The phenomenon is the same, even if the effects are a little different, all around our precious Island where the inexorable process of coastal erosion — accelerated by rising sea levels and magnified by an unusually stormy winter — is remaking the shoreline in ways large and small.

Earlier this month another huge chunk of the iconic outcropping at Lucy Vincent Beach collapsed following a three-day storm. On Chappaquiddick, the Schifters have begun their retreat from a fast-eroding shoreline starting with the relocation of a guest house.
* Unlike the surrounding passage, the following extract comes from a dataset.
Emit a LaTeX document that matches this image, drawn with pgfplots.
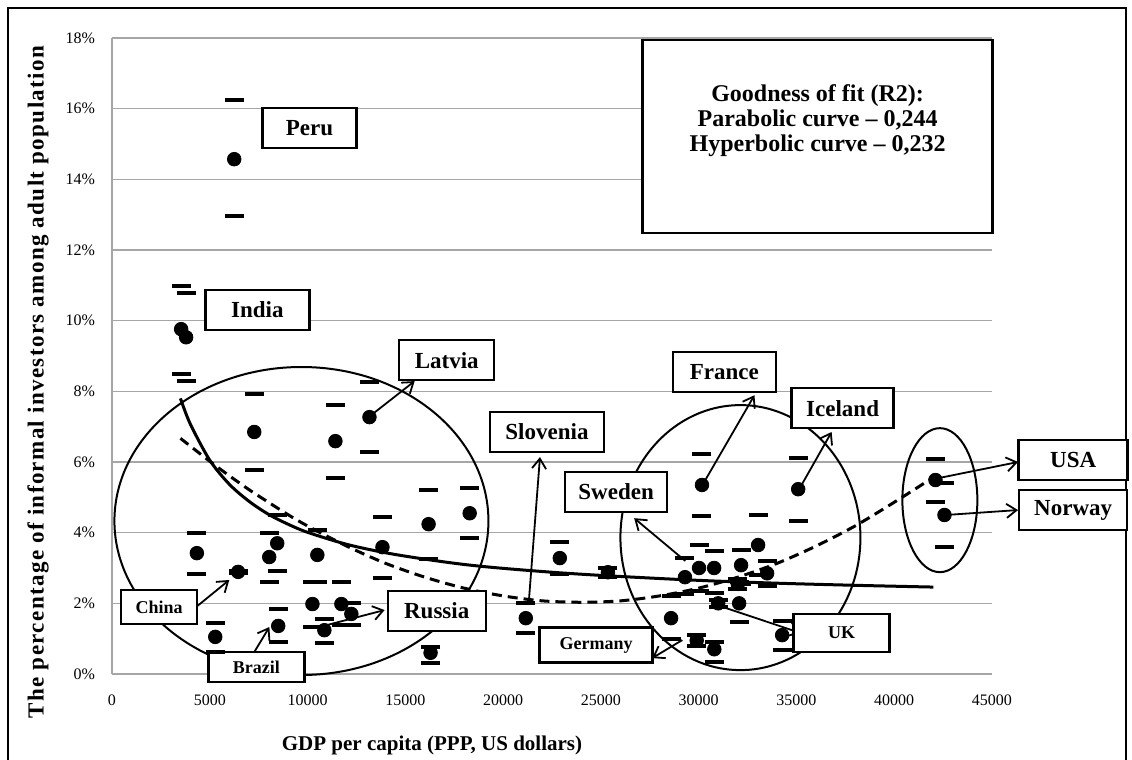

And plans are forming to move the Gay Head lighthouse and dismantle a house on Stonewall Beach as the cliffs continue to wear away.

Compared to Plum Island on Massachusetts’ North Shore, where houses are literally toppling into the sea, the problems on the Vineyard seem almost manageable.

But looks can be deceiving.

Most immediately, those who are drawn to the edge should be mindful of the hazards of climbing on cliffs and driving on roads that are less solid than they appear. With pictures cropping up everywhere of people posing on Lucy Vincent, we worry both about safety and about hastening the loss of precious land. The Vineyard has a charmingly minimalistic approach to signage, however now is the time to take charge. The staggering price tag attached to the reconstruction of East Chop Drive should serve as a wake-up call to the enormity of what the Island will be facing in the not-so-distant future. Though Oak Bluffs officials hope that the Federal Emergency Management Agency will come through with much of the money, the competition for FEMA funds from cities and towns all along the nation’s coastline is only intensifying, and there is no guarantee that the Vineyard will get what it needs.

Coastal erosion is hardly new. It is the extension of the very forces that created the Vineyard beginning around 20,000 years ago. What the Island is dealing with today was predictable— and indeed predicted — even if the timeline has sped up in recent years.

We can’t stop it, and even our ability to slow it is limited. But we can plan for it, and the sooner we do, the better off we will be.